Céline: A Biography
- Author: Frédéric Vitoux
- Original title: La Vie de Céline
- Translator: Jesse Browner
- Language: French
- Publisher: Éditions Grasset
- Publication date: 13 January 1988
- Publication place: France
- Published in English: 29 April 1992
- Pages: 596
- ISBN: 9782246351719

= Céline: A Biography =

1988 book by the French writer Frédéric Vitoux, on the author Louis-Ferdinand Céline

Céline: A Biography (La Vie de Céline, "the life of Céline") is a 1988 book by the French writer Frédéric Vitoux, on the author Louis-Ferdinand Céline. It was published in English in 1992.

==Reception==
James Sallis wrote in The Washington Post:
Biographer Vitoux, already a celebrated authority, surely has here the last word on Celine. His book is a marvel of research, of inclusiveness and discursive narration. It is also a marvel of balance, with the biographer, rather like his subject (and for all his obvious passion) standing forever curiously apart from the observing. ... If at the end of Vitoux's watershed work we still fail to know Celine fully, it has nothing to do with Vitoux's labors or insight, and everything to do with the simple fact that finally each of us remains a mystery.
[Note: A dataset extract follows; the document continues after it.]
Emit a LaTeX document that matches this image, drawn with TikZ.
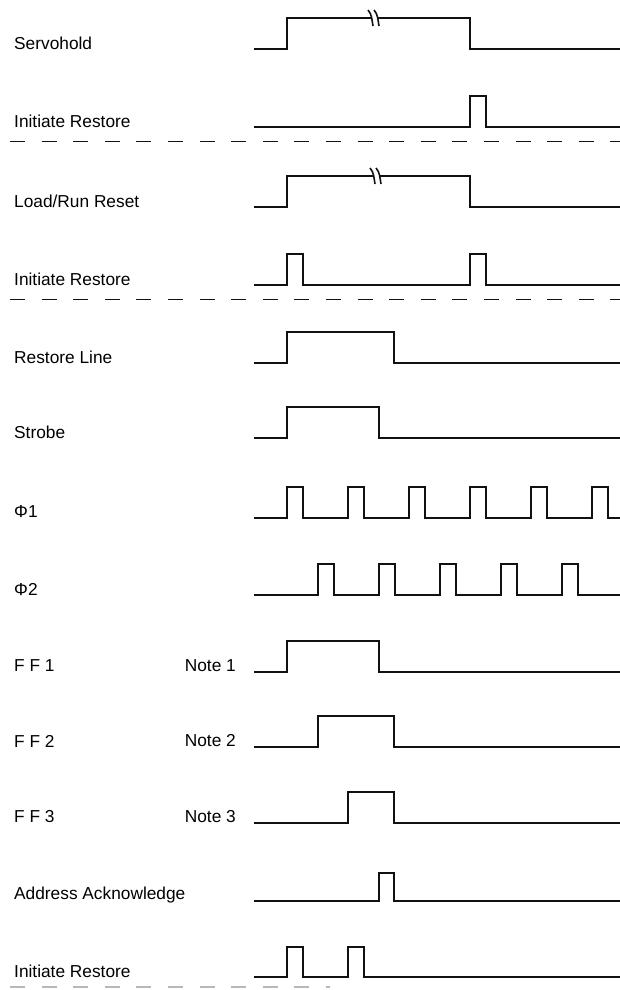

Publishers Weekly wrote: "The book provides a stunning portrait of Celine's progressive withdrawal from reality, accompanied by persecution manias, constant headaches and auditory hallucinations. Vitoux limns a prophet of decadence who hated war and colonialism and rattled the complacency of the well-to-do by proposing that cruel egoism dwells in the heart of every individual." Kirkus Reviews called the book a "sympathetic, perfectly tuned biography of France's most word-wild, controversial novelist ever".

The book received the 1988 Prix de la critique from the Académie Française.